Tuesday, May 8, 2012

My Spiritual Advisor is Two Years Old

                My two year old son has a specific quality my wife though I should write about; I obviously agree.  He is so cute but when I scold him he does something which is beyond cute, its heart melting, and so endearing: he gets a huge quivery lip and heavy knitted brow; he puts his chin down on his chest and rolls his shoulders forward, he has a look of complete dejection and he often whimpers to himself in such a way that it mimics talking to himself.  He appears to be hopelessly wrestling with the abandonment thrust upon him by his father.  I disintegrate inside.
                It is what happens next which makes him my spiritual director.  He runs to me, hugs me tightly, and bursts into tears.  I console him, I tell him I love him, I stroke his hair, I kiss his cheek, I think only of his peace of mind, of his peace, after all he is a good boy.  I don’t tell him what he did is now ok, just the opposite, but I let him know that he is still a good boy and that is why he cannot do what he had just done.  Then I hold him until he cheers up or gets distracted, which is usually very quickly, the clouds dissipate and he’s off again.

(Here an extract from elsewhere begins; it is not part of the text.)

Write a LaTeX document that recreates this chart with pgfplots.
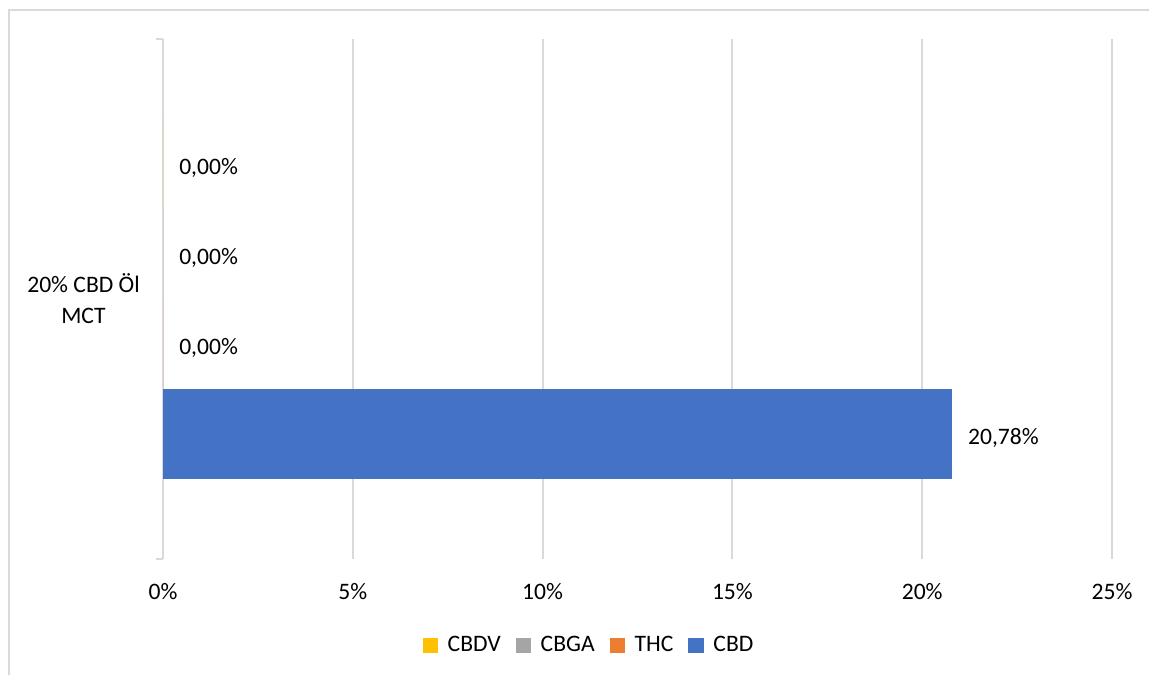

                So often we experience our own lip quivering moment and we run away from God.  We assume he isn’t listening or would not listen to us, we may fear his wrath, and we may assume his judgment when inside our Father his heart has melted.  He extends his arms to our heels running in the opposite direction and we miss our opportunity to be little ones who hug it out.  We miss the opportunity to have our Father assure us that we are not defined by our faults, and so we become defined by our faults, but by the love of God.
                It is fitting that my wife encouraged me to write this after she was in adoration of the Eucharist as she has a strong devotion to St Therese and writing this has reminded me of her “elevator to heaven”.
                “It is impossible for me to grow up, and so I must bear with myself such as I am with all my imperfections. But I want to seek out a means of going to heaven by a little way, a way that is very straight, very short, and totally new. We are living now in an age of inventions, and we no longer have to take the trouble of climbing stairs, for....an elevator has replaced these very successfully. I wanted to find an elevator which would raise me to Jesus, for I am too small to climb the rough stairway of perfection. I searched, then, in the Scripture for some sign of this elevator, the object of my desires, and I read these words coming from the mouth of Eternal Wisdom: "Whoever is a little one let him come to me." And so I succeeded. I felt I had found what I was looking for...The elevator which must raise me to heaven is in Your arms, O Jesus! And for this I had no need to grow up, but rather I had to remain little and become this more and more. O, my God, You surpassed all my expectation. I want only to sing of Your Mercies.”
                Uncanny, I think.  St. Therese, pray for us, especially my little spiritual directors!